== RECORDS PROVIDED

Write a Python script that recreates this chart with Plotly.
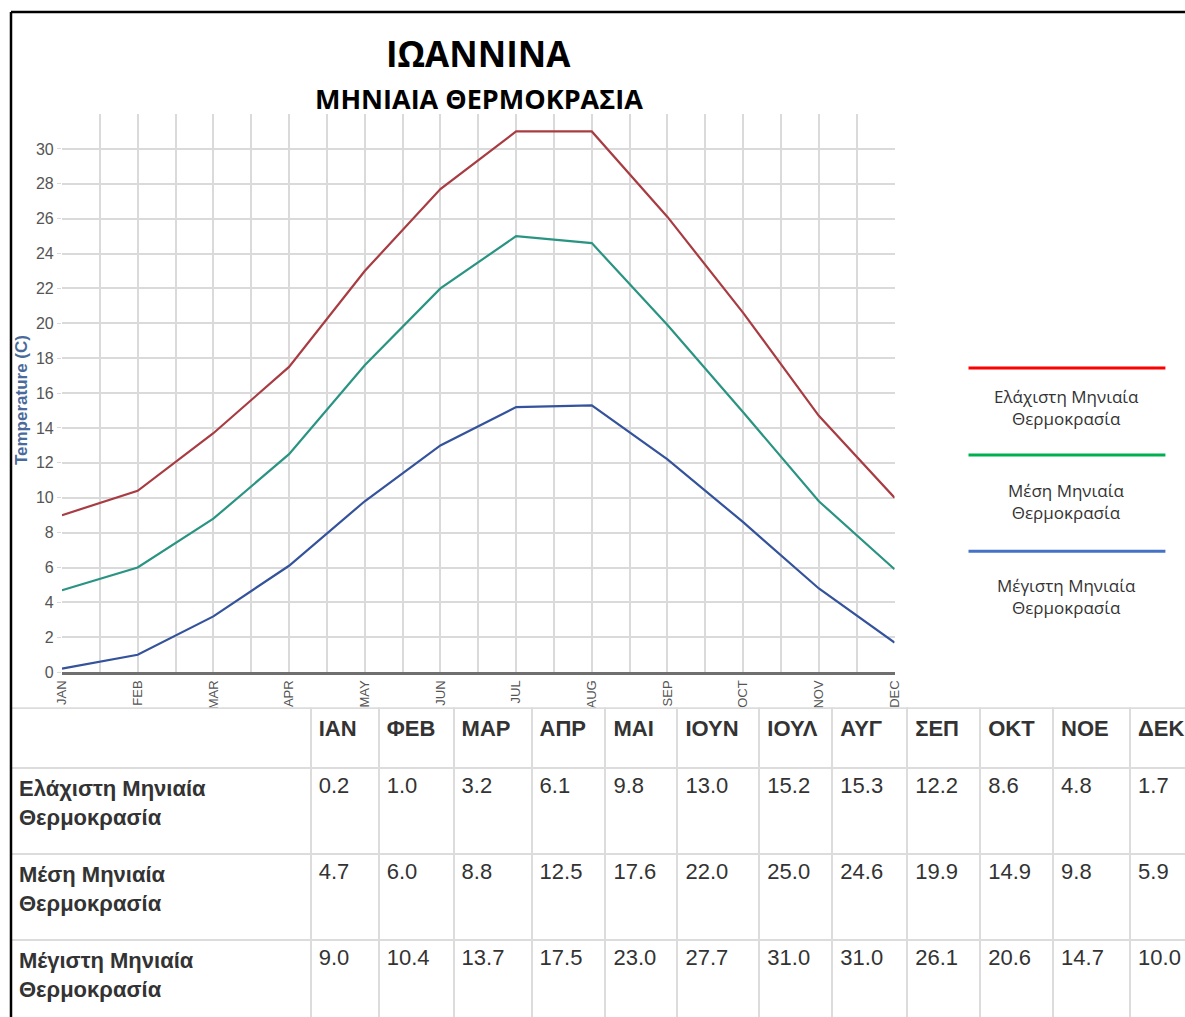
import plotly.graph_objects as go

# ---------------- data ----------------
months_en = ["JAN", "FEB", "MAR", "APR", "MAY", "JUN", "JUL", "AUG", "SEP", "OCT", "NOV", "DEC"]
months_gr = ["ΙΑΝ", "ΦΕΒ", "ΜΑΡ", "ΑΠΡ", "ΜΑΙ", "ΙΟΥΝ", "ΙΟΥΛ", "ΑΥΓ", "ΣΕΠ", "ΟΚΤ", "ΝΟΕ", "ΔΕΚ"]
min_temp = [0.2, 1.0, 3.2, 6.1, 9.8, 13.0, 15.2, 15.3, 12.2, 8.6, 4.8, 1.7]
mean_temp = [4.7, 6.0, 8.8, 12.5, 17.6, 22.0, 25.0, 24.6, 19.9, 14.9, 9.8, 5.9]
max_temp = [9.0, 10.4, 13.7, 17.5, 23.0, 27.7, 31.0, 31.0, 26.1, 20.6, 14.7, 10.0]
row_labels = ["Ελάχιστη Μηνιαία<br>Θερμοκρασία", "Μέση Μηνιαία<br>Θερμοκρασία", "Μέγιστη Μηνιαία<br>Θερμοκρασία"]
legend_labels = ["Ελάχιστη Μηνιαία<br>Θερμοκρασία", "Μέση Μηνιαία<br>Θερμοκρασία", "Μέγιστη Μηνιαία<br>Θερμοκρασία"]
y_ticks = list(range(0, 31, 2))
title = "ΙΩΑΝΝΙΝΑ"
subtitle = "ΜΗΝΙΑΙΑ ΘΕΡΜΟΚΡΑΣΙΑ"

# ---------------- geometry ----------------
W, H = 1200, 1030
def sx(x):
    return (x - 7.0) / 0.988
def sy(y):
    return y / 0.991
def px(x):
    return sx(x) / W
def py(y):
    return 1 - sy(y) / H

x_idx = list(range(len(months_en)))

fig = go.Figure()
line_colors = {"max": "#a83c42", "mean": "#2a9483", "min": "#34539c"}
fig.add_trace(go.Scatter(x=x_idx, y=max_temp, mode="lines",
                         line=dict(color=line_colors["max"], width=2.2), showlegend=False))
fig.add_trace(go.Scatter(x=x_idx, y=mean_temp, mode="lines",
                         line=dict(color=line_colors["mean"], width=2.2), showlegend=False))
fig.add_trace(go.Scatter(x=x_idx, y=min_temp, mode="lines",
                         line=dict(color=line_colors["min"], width=2.2), showlegend=False))

# table
fmt = lambda v: f"{v:.1f}"
col_values = [["<b>" + r.replace("<br>", "</b><br><b>") + "</b>" for r in row_labels]]
for i in range(len(months_gr)):
    col_values.append([fmt(min_temp[i]), fmt(mean_temp[i]), fmt(max_temp[i])])
header_vals = [""] + ["<b>" + m + "</b>" for m in months_gr]
col_widths = [300, 68, 75, 78, 74, 72, 82, 73, 75, 73, 73, 77, 63]
fig.add_trace(go.Table(
    domain=dict(x=[px(10), 1.0], y=[0, py(708)]),
    columnwidth=col_widths,
    header=dict(values=header_vals, height=60, align="left",
                fill_color="white", line=dict(color="#dcdcdc", width=2),
                font=dict(family="Liberation Sans, Arial", size=22, color="#333333")),
    cells=dict(values=col_values, height=86, align="left",
               fill_color="white", line=dict(color="#dcdcdc", width=2),
               font=dict(family="Liberation Sans, Arial", size=22, color="#333333")),
))

grid_c = "#dadada"
fig.update_layout(
    width=W, height=H,
    margin=dict(l=0, r=0, t=0, b=0),
    paper_bgcolor="white", plot_bgcolor="white",
    xaxis=dict(domain=[px(61), px(894)], range=[0, 11], tickvals=x_idx, ticktext=months_en,
               tickangle=-90, showgrid=True, gridcolor=grid_c, gridwidth=1.5,
               minor=dict(dtick=0.5, tick0=0, showgrid=True, gridcolor=grid_c, gridwidth=1.5),
               showline=True, linecolor="#6f6f6f", linewidth=3, zeroline=False,
               ticks="", tickfont=dict(family="Liberation Sans Narrow, Liberation Sans, Arial", size=13, color="#555555")),
    yaxis=dict(domain=[py(672), py(114)], range=[0, 32], tickvals=y_ticks,
               showgrid=True, gridcolor=grid_c, gridwidth=1.5, zeroline=False,
               ticks="outside", ticklen=4, tickcolor=grid_c,
               tickfont=dict(family="Liberation Sans, Arial", size=16, color="#555555")),
)

anns = [
    dict(x=px(478), y=py(53), text="<b>" + title + "</b>", showarrow=False, xref="paper", yref="paper",
         xanchor="center", yanchor="middle", font=dict(family="Open Sans", size=35, color="black")),
    dict(x=px(478), y=py(98), text="<b>" + subtitle + "</b>", showarrow=False, xref="paper", yref="paper",
         xanchor="center", yanchor="middle", font=dict(family="Open Sans", size=27, color="black")),
    dict(x=px(20), y=py(400), text="<b>Temperature (C)</b>", textangle=-90, showarrow=False,
         xref="paper", yref="paper", xanchor="center", yanchor="middle",
         font=dict(family="Liberation Sans, Arial", size=17, color="#4a6a9c")),
]
legend_colors = ["#ff0000", "#00b050", "#4472c4"]
legend_line_y = [368, 455, 551]
legend_text_y = [407, 501, 596]
shapes = []
for lab, col, ly, ty in zip(legend_labels, legend_colors, legend_line_y, legend_text_y):
    shapes.append(dict(type="line", xref="paper", yref="paper", x0=px(968), x1=px(1165),
                       y0=py(ly), y1=py(ly), line=dict(color=col, width=3)))
    anns.append(dict(x=px(1066), y=py(ty), text=lab, showarrow=False, xref="paper", yref="paper",
                     xanchor="center", yanchor="middle",
                     font=dict(family="Open Sans", size=17, color="#333333")))
# outer frame (left and top edges visible)
shapes.append(dict(type="line", xref="paper", yref="paper", x0=px(10), x1=1.0,
                   y0=py(12), y1=py(12), line=dict(color="black", width=2.5), layer="above"))
shapes.append(dict(type="line", xref="paper", yref="paper", x0=px(10), x1=px(10),
                   y0=py(12), y1=0, line=dict(color="black", width=2.5), layer="above"))
fig.update_layout(annotations=anns, shapes=shapes)

post = ("document.body.style.margin='0';"
        "document.documentElement.style.overflow='hidden';"
        "document.body.style.overflow='hidden';")
fig.write_html("out.html", config={"displayModeBar": False}, post_script=post)
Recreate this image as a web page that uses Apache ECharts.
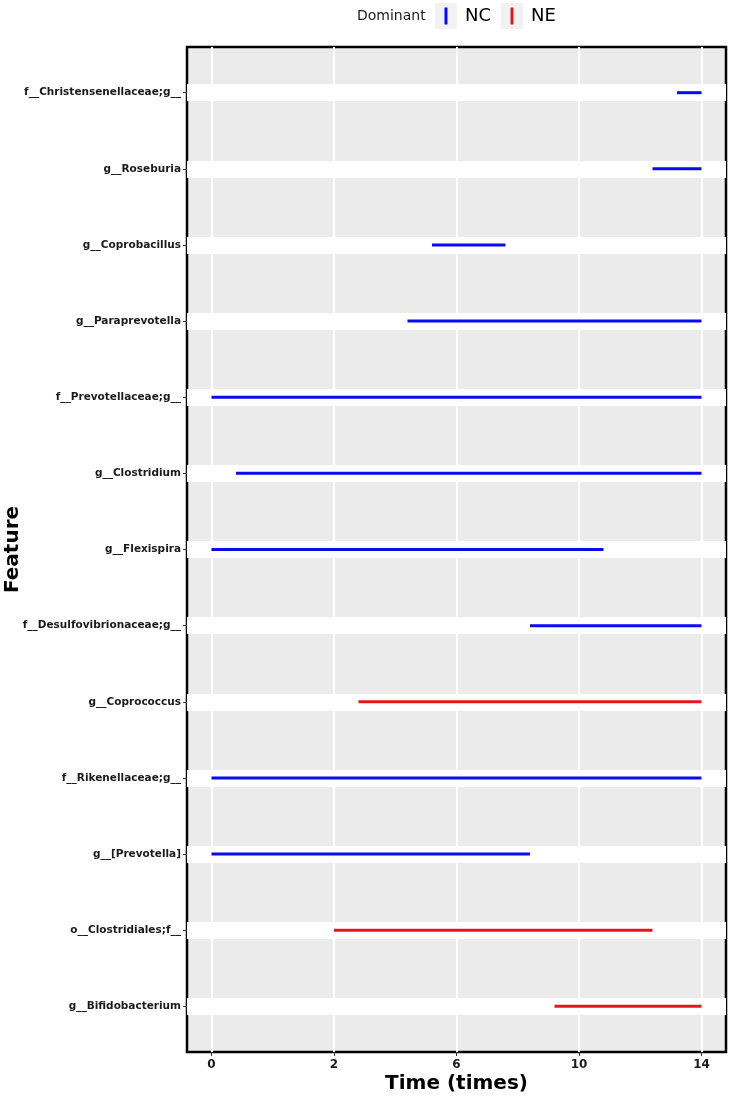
<!DOCTYPE html>
<html>
<head>
<meta charset="utf-8">
<script src="https://cdn.jsdelivr.net/npm/echarts@6/dist/echarts.min.js"></script>
<style>html,body{margin:0;padding:0;background:#fff}#c{width:731px;height:1101px}</style>
</head>
<body>
<div id="c"></div>
<script>
// Features from top to bottom
const features = [
  'f__Christensenellaceae;g__', 'g__Roseburia', 'g__Coprobacillus', 'g__Paraprevotella',
  'f__Prevotellaceae;g__', 'g__Clostridium', 'g__Flexispira', 'f__Desulfovibrionaceae;g__',
  'g__Coprococcus', 'f__Rikenellaceae;g__', 'g__[Prevotella]', 'o__Clostridiales;f__',
  'g__Bifidobacterium'
];
// segment start / end in axis units (tick positions 0,2,4,6,8 labelled 0,2,6,10,14)
const starts = [7.6, 7.2, 3.6, 3.2, 0, 0.4, 0, 5.2, 2.4, 0, 0, 2.0, 5.6];
const ends   = [8, 8, 4.8, 8, 8, 8, 6.4, 8, 8, 8, 5.2, 7.2, 8];
const dominant = ['NC','NC','NC','NC','NC','NC','NC','NC','NE','NC','NC','NE','NE'];
const groups = ['NC', 'NE'];
const groupColors = ['#0a0aee', '#e8141c'];
const tickPositions = [0, 2, 4, 6, 8];
const tickLabels = ['0', '2', '6', '10', '14'];

const FONT = 'DejaVu Sans';
const chart = echarts.init(document.getElementById('c'));

const series = groups.map((g, gi) => ({
  type: 'custom',
  name: g,
  data: features.map((f, i) => [starts[i], ends[i], i, dominant[i]]).filter(d => d[3] === g),
  encode: { x: [0, 1], y: 2 },
  renderItem: function (params, api) {
    const p1 = api.coord([api.value(0), api.value(2)]);
    const p2 = api.coord([api.value(1), api.value(2)]);
    return {
      type: 'line',
      shape: { x1: p1[0], y1: p1[1], x2: p2[0], y2: p2[1] },
      style: { stroke: groupColors[gi], lineWidth: 3, lineCap: 'butt' }
    };
  },
  z: 5
}));

// legend drawn as graphics
const legendG = [
  { type: 'text', left: 357, top: 9, style: { text: 'Dominant', font: '14px "' + FONT + '"', fill: '#1a1a1a' } }
];
const keyX = [435, 501];
groups.forEach((g, gi) => {
  legendG.push({ type: 'rect', shape: { x: keyX[gi], y: 3, width: 22, height: 26 }, style: { fill: '#f2f2f2' } });
  legendG.push({ type: 'line', shape: { x1: keyX[gi] + 11, y1: 7.5, x2: keyX[gi] + 11, y2: 24.5 }, style: { stroke: groupColors[gi], lineWidth: 3 } });
  legendG.push({ type: 'text', left: keyX[gi] + 30, top: 7, style: { text: g, font: '18px "' + FONT + '"', fill: '#000' } });
});

chart.setOption({
  animation: false,
  textStyle: { fontFamily: FONT },
  grid: {
    left: 187, top: 47, width: 539, height: 1005,
    containLabel: false, outerBoundsMode: 'none',
    show: true, backgroundColor: '#ebebeb', borderColor: '#000', borderWidth: 2.5, z: 0
  },
  xAxis: {
    type: 'value', min: -0.4, max: 8.4,
    name: 'Time (times)', nameLocation: 'middle', nameGap: 22, nameMoveOverlap: false,
    nameTextStyle: { fontFamily: FONT, fontWeight: 'bold', fontSize: 20, color: '#000' },
    axisLine: { show: false, onZero: false },
    axisTick: { show: true, customValues: tickPositions, length: 4, lineStyle: { color: '#333', width: 1 } },
    axisLabel: {
      customValues: tickPositions, margin: 7,
      formatter: v => tickLabels[tickPositions.indexOf(v)],
      fontFamily: FONT, fontWeight: 'bold', fontSize: 12, color: '#1a1a1a'
    },
    splitLine: { show: true, lineStyle: { color: '#fff', width: 2 } }
  },
  yAxis: {
    type: 'value', inverse: true, min: -0.6, max: 12.6,
    name: 'Feature', nameLocation: 'middle', nameGap: 164, nameRotate: 90, nameMoveOverlap: false,
    nameTextStyle: { fontFamily: FONT, fontWeight: 'bold', fontSize: 20, color: '#000' },
    axisLine: { show: false, onZero: false },
    axisTick: { show: true, customValues: features.map((f, i) => i), length: 4, lineStyle: { color: '#333', width: 1 } },
    axisLabel: {
      customValues: features.map((f, i) => i), margin: 6,
      formatter: v => features[v],
      fontFamily: FONT, fontWeight: 'bold', fontSize: 10.5, color: '#1a1a1a'
    },
    splitLine: { show: true, lineStyle: { color: '#fff', width: 17 } }
  },
  series: series,
  graphic: legendG
});
</script>
</body>
</html>
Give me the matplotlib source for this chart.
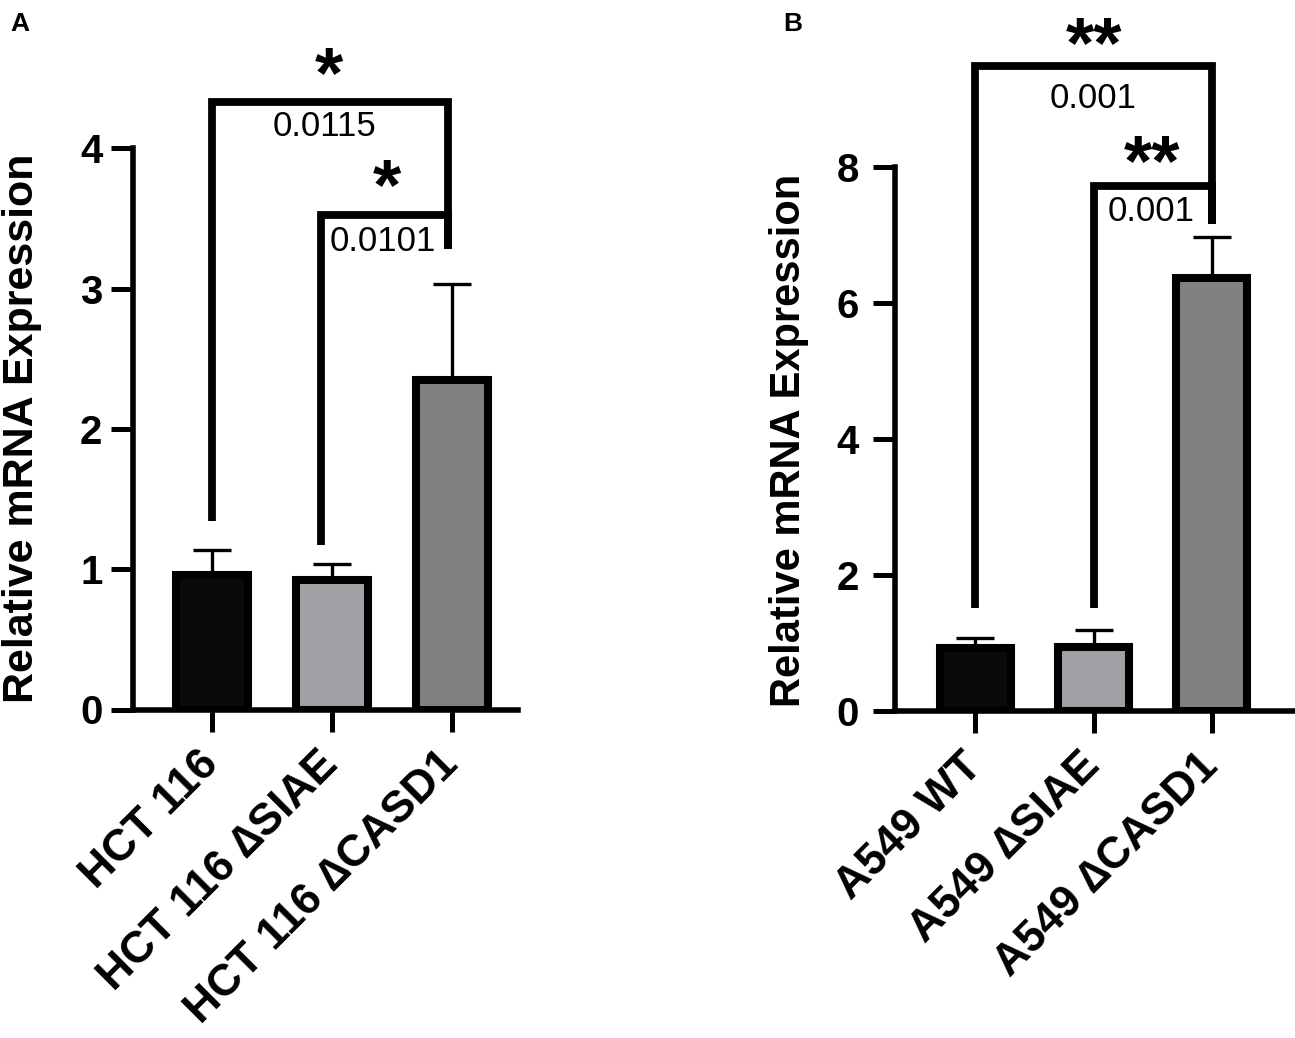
import matplotlib
matplotlib.use('Agg')
import matplotlib.pyplot as plt
import numpy as np

plt.rcParams['font.family'] = ['Liberation Sans', 'DejaVu Sans']

# ---------------- data ----------------
a_labels = ['HCT 116', 'HCT 116 \u2206SIAE', 'HCT 116 \u2206CASD1']
a_means = [0.96, 0.92, 2.35]
a_err = [0.18, 0.12, 0.68]
a_yticks = [0, 1, 2, 3, 4]
a_pvals = ['0.0115', '0.0101']
a_stars = ['*', '*']

b_labels = ['A549 WT', 'A549 \u2206SIAE', 'A549 \u2206CASD1']
b_means = [0.92, 0.945, 6.37]
b_err = [0.16, 0.24, 0.60]
b_yticks = [0, 2, 4, 6, 8]
b_pvals = ['0.001', '0.001']
b_stars = ['**', '**']

bar_colors = ['#0a0a0a', '#a1a0a5', '#818181']

W, H = 1295, 1038
fig = plt.figure(figsize=(W / 100, H / 100), dpi=100)


def px_axes(left, right, bottom, top):
    return fig.add_axes([left / W, 1 - bottom / H, (right - left) / W, (bottom - top) / H])


def style_axes(ax, yticks, labels, ypad):
    for s in ['top', 'right']:
        ax.spines[s].set_visible(False)
    for s in ['left', 'bottom']:
        ax.spines[s].set_linewidth(4)
    ax.spines['left'].set_bounds(yticks[0], yticks[-1])
    ax.set_ylim(yticks[0], yticks[-1])
    ax.set_yticks(yticks)
    ax.set_yticklabels([str(t) for t in yticks], fontsize=29, fontweight='bold')
    ax.tick_params(axis='y', length=16, width=3.6, pad=ypad)
    ax.tick_params(axis='x', length=16, width=3.6, pad=19)
    ax.set_xticks(range(len(labels)))
    ax.set_xticklabels(labels, rotation=45, ha='right', va='center', rotation_mode='anchor',
                       fontsize=32, fontweight='bold')


def draw_bars(ax, means, errs):
    x = np.arange(len(means))
    ax.bar(x, means, width=0.6, color=bar_colors, edgecolor='black', linewidth=5.8, zorder=3)
    ax.errorbar(x, means, yerr=[np.zeros(len(errs)), errs], fmt='none', ecolor='black',
                elinewidth=2.4, capsize=14, capthick=2.4, zorder=2)


def bracket(ax, xl, xr, ytop, ylb, yrb):
    ax.plot([xl, xl, xr, xr], [ylb, ytop, ytop, yrb], color='black', lw=5.6,
            clip_on=False, solid_joinstyle='miter', solid_capstyle='butt', zorder=4)


def label(ax, x, y, s, size, weight, dy):
    ax.annotate(s, xy=(x, y), xytext=(0, dy), textcoords='offset pixels',
                ha='center', va='baseline', fontsize=size, fontweight=weight,
                annotation_clip=False)


STAR = 52
STAR_DY = -33
P = 25
P_DY = -12

# ---------------- Panel A ----------------
axA = px_axes(133, 518, 709.5, 148.3)
draw_bars(axA, a_means, a_err)
style_axes(axA, a_yticks, a_labels, 6)
axA.set_xlim(-0.658, 2.55)
bracket(axA, 0.0, 1.967, 4.33, 1.34, 3.28)
bracket(axA, 0.908, 1.967, 3.525, 1.17, 3.28)
label(axA, 0.975, 4.60, a_stars[0], STAR, 'bold', STAR_DY)
label(axA, 1.456, 3.80, a_stars[1], STAR, 'bold', STAR_DY)
label(axA, 0.94, 4.17, a_pvals[0], P, 'normal', P_DY)
label(axA, 1.425, 3.35, a_pvals[1], P, 'normal', P_DY)

# ---------------- Panel B ----------------
axB = px_axes(895, 1293, 711, 167)
draw_bars(axB, b_means, b_err)
style_axes(axB, b_yticks, b_labels, 10)
axB.set_xlim(-0.682, 2.69)
bracket(axB, 0.0, 2.0, 9.49, 1.51, 7.16)
bracket(axB, 1.0, 2.0, 7.72, 1.51, 7.16)
label(axB, 1.0, 9.96, b_stars[0], STAR, 'bold', STAR_DY)
label(axB, 1.493, 8.22, b_stars[1], STAR, 'bold', STAR_DY)
label(axB, 1.0, 9.04, b_pvals[0], P, 'normal', P_DY)
label(axB, 1.49, 7.38, b_pvals[1], P, 'normal', P_DY)

# ---------------- axis titles & panel letters ----------------
fig.text(22 / W, 1 - 428 / H, 'Relative mRNA Expression', rotation=90, ha='center',
         va='center', fontsize=31, fontweight='bold')
fig.text(789 / W, 1 - 440 / H, 'Relative mRNA Expression', rotation=90, ha='center',
         va='center', fontsize=30, fontweight='bold')
fig.text(10 / W, 1 - 12 / H, 'A', ha='left', va='top', fontsize=19, fontweight='bold')
fig.text(783 / W, 1 - 12 / H, 'B', ha='left', va='top', fontsize=19, fontweight='bold')

fig.savefig('out.png', dpi=100)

====

OBJECTIVE: Transcribe exactly, please, the lines between the start of the records above and the line holding "import plotly.graph_objects as go", counting both of those lines and omitting pictures.

SOLUTION TO THIS PROBLEM:
Write a Python script that recreates this chart with Plotly.
import plotly.graph_objects as go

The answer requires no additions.